The main things that affected him this year are his left-on-base rate, which has dropped below league average, and his BABIP, which has inflated up to about league average after sitting around .240 in 2017. Regarding positive regression in LOB rate, Castillo has the strikeout upside to sustain a 74% LOB rate but will he be able to suppress home runs enough? Let’s check in on his batted ball data to determine if his BABIP and HR/FB look sustainable in 2019.
After maintaining an incredibly low line drive rate throughout his rookie campaign, Castillo regressed back to the mean in 2018 and saw his BABIP rise along with it. While regression was also expected in his groundball rate he has turned into an average groundball pitcher, which combined with his slightly inflated hard contact rate is a minor cause for concern. His HR/FB stayed steady and as long as he gives up 38% hard contact I don’t see positive regression coming. Castillo was bound to regress coming into 2018 but the batted ball data suggests he’s turned into a very average pitcher when it comes to the contact he gives up.
Verdict: Luis Castillo, still only 25, possesses a high 90s fastball and a devastating changeup to go with his improving slider and sinker. After his incredible debut in 2017 he was heralded as an up and coming ace and inevitably commanded a large price tag to go along with his reputation. I believe the “real” Castillo exists somewhere in between each of the last two seasons so I’m surprisingly back in for the right price. Don’t make the mistake of overpaying for his 2017 form, but I’m betting on that strikeout rate to rise and an ERA in the neighborhood of 3.50 to 3.70.
Nick Pivetta – Philadelphia Phillies
The towering right hander garnered plenty of attention early on this season when he posted a sub-3.30 ERA through the first two months with the skills to back it up. For 3 of the next 4 months he posted ERAs above 5.40 and he seemed to take a back seat to the other young pitchers making a name for themselves. Pivetta finished 2018 with a 4.77 ERA and 1.30 WHIP while striking out over 10 batters per 9 innings and walking less than 3 per 9. In addition to his inflated ERA in 2018 he posted an even worse 6.02 ERA in 2017. Is there actually upside here?
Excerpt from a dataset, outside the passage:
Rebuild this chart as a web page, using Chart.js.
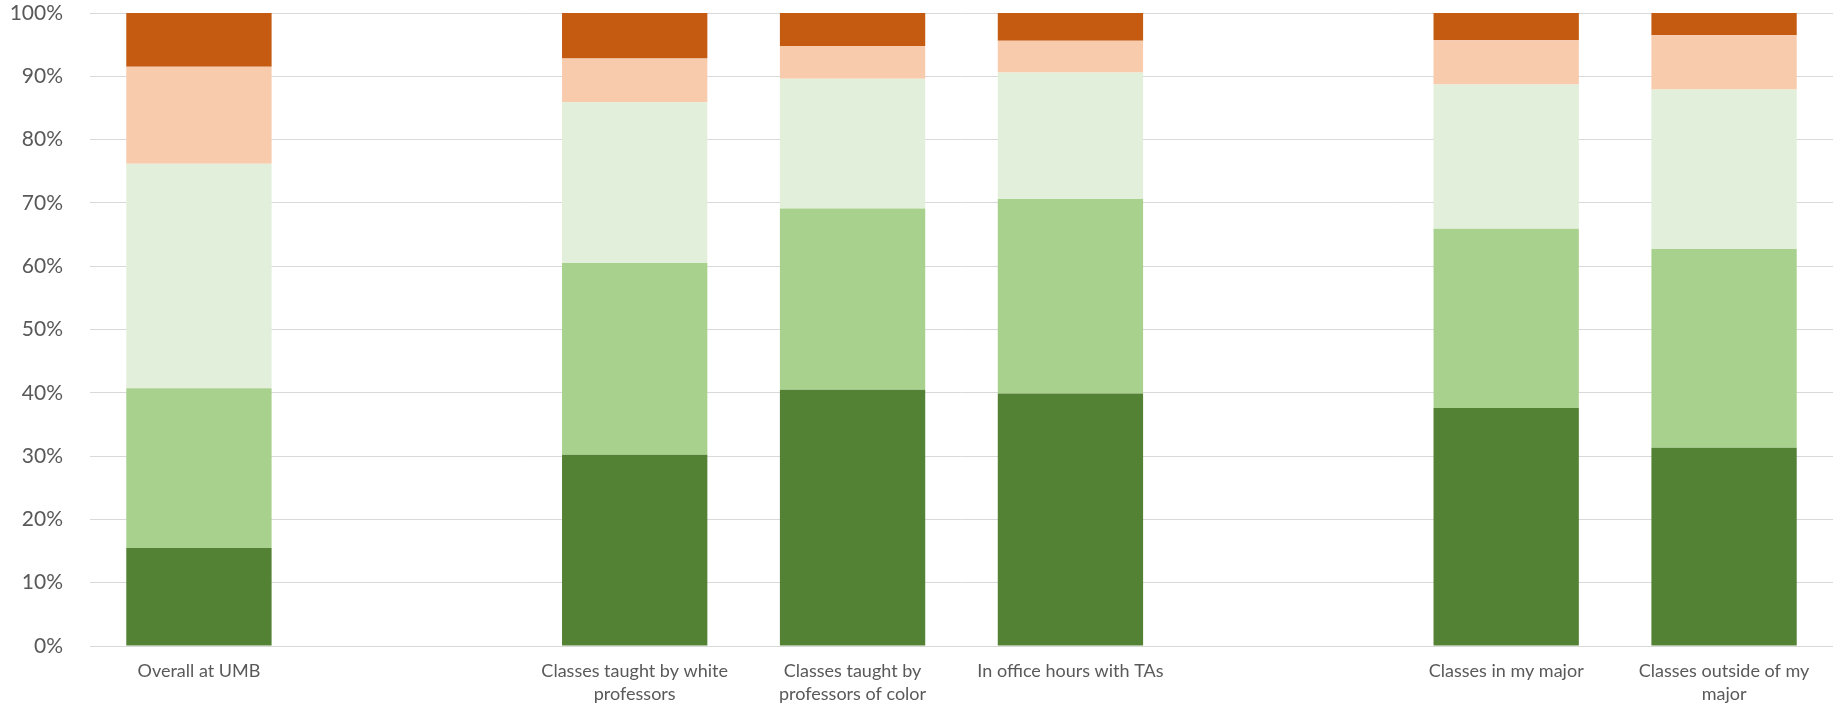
<!DOCTYPE html>
<html>
<head>
<meta charset="utf-8">
<script src="https://cdn.jsdelivr.net/npm/chart.js@4"></script>
<style>
  html, body { margin: 0; padding: 0; background: #fff; }
  #wrap { width: 1833px; height: 706px; }
</style>
</head>
<body>
<div id="wrap"><canvas id="chartcanvas" width="1833" height="706"></canvas></div>
<script>
// categories (empty slots are the gaps between groups)
var categories = [
    'Overall at UMB',
    '',
    ['Classes taught by white', 'professors'],
    ['Classes taught by', 'professors of color'],
    'In office hours with TAs',
    '',
    'Classes in my major',
    ['Classes outside of my', 'major']
];

// segment shares in %, bottom to top
var seriesNames = ['Always', 'Often', 'Sometimes', 'Rarely', 'Never'];
var always    = [15.5, null, 30.2, 40.5, 39.9, null, 37.6, 31.3];
var often     = [25.2, null, 30.3, 28.6, 30.7, null, 28.3, 31.4];
var sometimes = [35.5, null, 25.4, 20.5, 20.0, null, 22.8, 25.2];
var rarely    = [15.3, null,  6.9,  5.2,  5.0, null,  7.0,  8.6];
var never     = [ 8.5, null,  7.2,  5.2,  4.4, null,  4.3,  3.5];

var colors = ['#548235', '#a9d18e', '#e2efda', '#f8cbad', '#c55a11'];

var font = "Lato, 'Open Sans', sans-serif";

function makeSet(i, data) {
    return {
        label: seriesNames[i],
        data: data,
        backgroundColor: colors[i],
        borderWidth: 0,
        categoryPercentage: 1.0,
        barPercentage: 0.667,
    };
}

var ctx = document.getElementById('chartcanvas');
var chart = new Chart(ctx, {
    type: 'bar',
    data: {
        labels: categories,
        datasets: [
            makeSet(0, always),
            makeSet(1, often),
            makeSet(2, sometimes),
            makeSet(3, rarely),
            makeSet(4, never),
        ],
    },
    options: {
        responsive: false,
        animation: { duration: 0 },
        layout: { padding: 0 },
        plugins: {
            legend: { display: false },
            title: { display: false },
            tooltip: { enabled: false },
        },
        scales: {
            x: {
                stacked: true,
                grid: { display: false, drawTicks: false },
                border: { display: true, color: '#d9d9d9', width: 1 },
                afterFit: function(scale) { scale.height = 60; },
                ticks: {
                    color: '#595959',
                    font: { family: font, size: 18, lineHeight: 1.28 },
                    padding: 14,
                    maxRotation: 0,
                    autoSkip: false,
                },
            },
            y: {
                stacked: true,
                min: 0,
                max: 100,
                afterFit: function(scale) {
                    scale.width = 90;
                    scale.paddingTop = 13;
                    scale.paddingBottom = 0;
                },
                grid: { color: '#d9d9d9', lineWidth: 1, drawTicks: false },
                border: { display: false },
                ticks: {
                    stepSize: 10,
                    color: '#595959',
                    font: { family: font, size: 21 },
                    padding: 27,
                    callback: function(v) { return v + '%'; },
                },
            },
        },
    },
});
</script>
</body>
</html>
The improvements in his underlying stats is obvious and rather impressive. He exhibited a huge swinging strike rate uptick. In addition he improved his command and therefore saw his xFIP drop below 3.50, ranking him as 14th amongst qualified pitchers ahead of names like Zack Greinke and Jameson Taillon. Despite the impressive accolades, Pivetta’s BABIP and LOB rate plummeted his value and made him unstartable once the summer months hit. LOB rate generally depends on a pitcher’s ability to strike batters out and suppress home runs and we know he can maintain an imposing strikeout rate. Therefore, let’s check in on his batted ball data next to determine if his HR/FB and BABIP are sustainable.
By all measures Pivetta made huge strides in his batted ball data this season. He limited hard contact, induced more soft contact and upped his groundball rate. Yet his BABIP held steady around .330 and his HR/FB rate dropped only slightly. With further improvement in suppression of hard contact Pivetta could have an impressive turn around in 2019.
Verdict: Perhaps even more “unlucky” than Castillo, Pivetta makes for an intriguing buy low option. He showed flashes of brilliance but was unable to extend these flashes throughout the year despite fantastic peripherals. For the right price he offers intriguing upside and I’m certainly betting on his BABIP and LOB rate settling closer to average. If any sort of good fortune comes Pivetta’s way, there’s no doubt in my mind that he can return Top 30 starting pitcher value.